Since 1992, the year of the first SMS, the world of communications has changed. The digital era has transformed how we communicate and the way in which data, voice and video, is sent and received from one place in the world to another.

The spectrum policy and management framework for the Australian Communications and Media Authority (ACMA) was also developed in 1992. This framework was fit for purpose for its time and was last substantially updated in 2002. In recent years with the emergence of wireless technologies such as the LTE and WiMAX along with the recent trend of mobility for communications, the framework and policy is in need of an update.

The Minister for Communications has announced a review of the spectrum policy and management framework. The Department of Communications (the Department) is undertaking the review in conjunction with the ACMA. An Issues Paper was released in early 2014 for public consultation and identified Terms of Reference for the review.
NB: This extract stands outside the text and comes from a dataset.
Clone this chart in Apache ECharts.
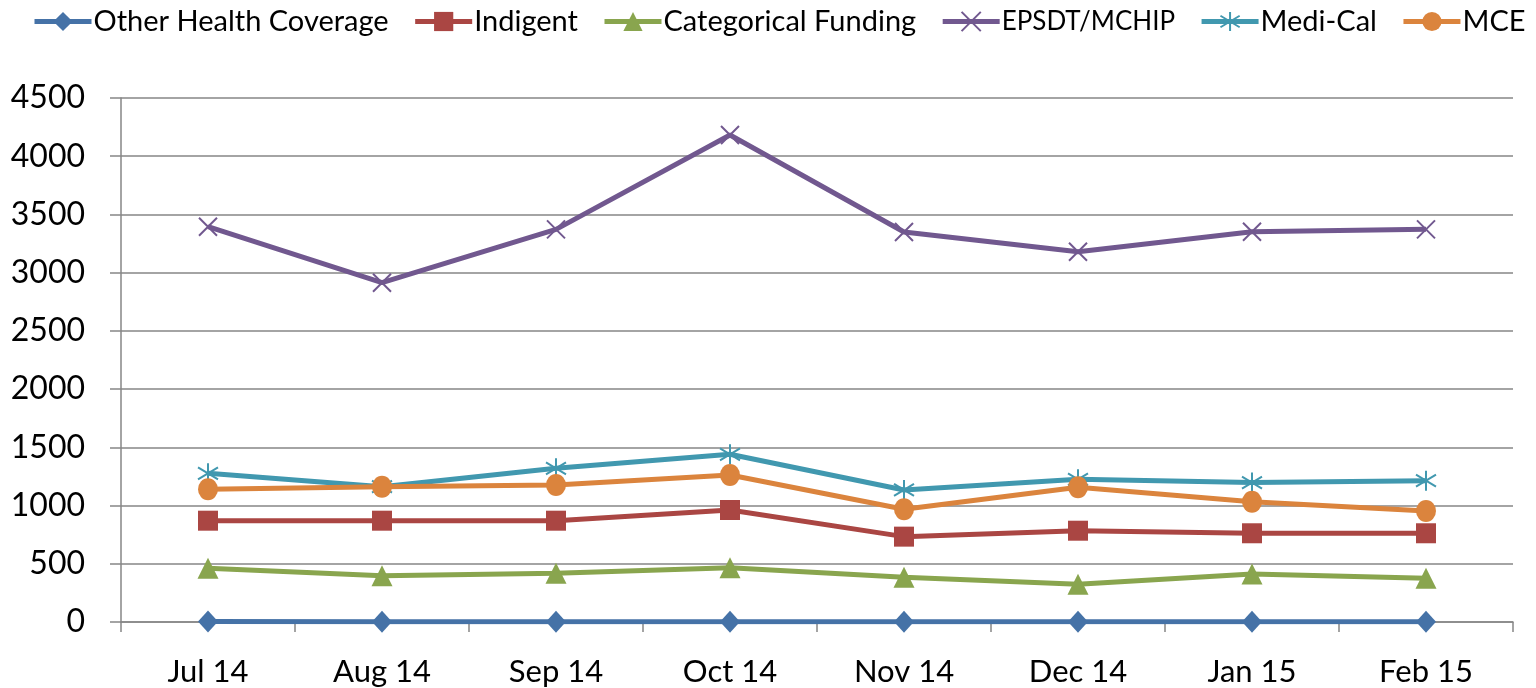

The review is expected to be completed in early 2015 with the implementation to follow shortly after.

The Minister for Communications has recently released the ‘Spectrum Review – Potential Reform Directions’ (Consultation Paper) for public consultation. It sets out reform principles and potential reform proposals for stakeholders to provide comment on.

In order to bring the framework and spectrum policy into the digital era and beyond, the Department has identified key principles for the reform as transparency, efficiency, flexibility, certainty and simplicity. These five principles are crucial factors that guide the development of the Proposals in the Consultation Paper.

The Department and the ACMA has identified that there is a need for a clear and transparent policy and framework that will also enable the end user to have greater involvement in the management of spectrum. The radio spectrum is limited, so best efforts must be made to efficiently allocate and subsequently use the spectrum. To maximise the use of the spectrum, a flexible approach towards choice and innovation is required. There must be certainty for all users of the spectrum from a regulatory perspective and ensure that Australia works with other international regulation bodies. Finally, the new framework must be simple in nature and easy for all parties, particularly the end users to understand.

The eleven Proposals outlined in the Consultation Paper show that the Spectrum Framework does need to adapt and develop to best use the technologies of today and the future.

While the Proposals are positive for innovation and productivity, for businesses with sophisticated wireless technologies, the proposed Reform could impact significantly on operations, particularly with respect to spectrum sharing and reallocation of licenses.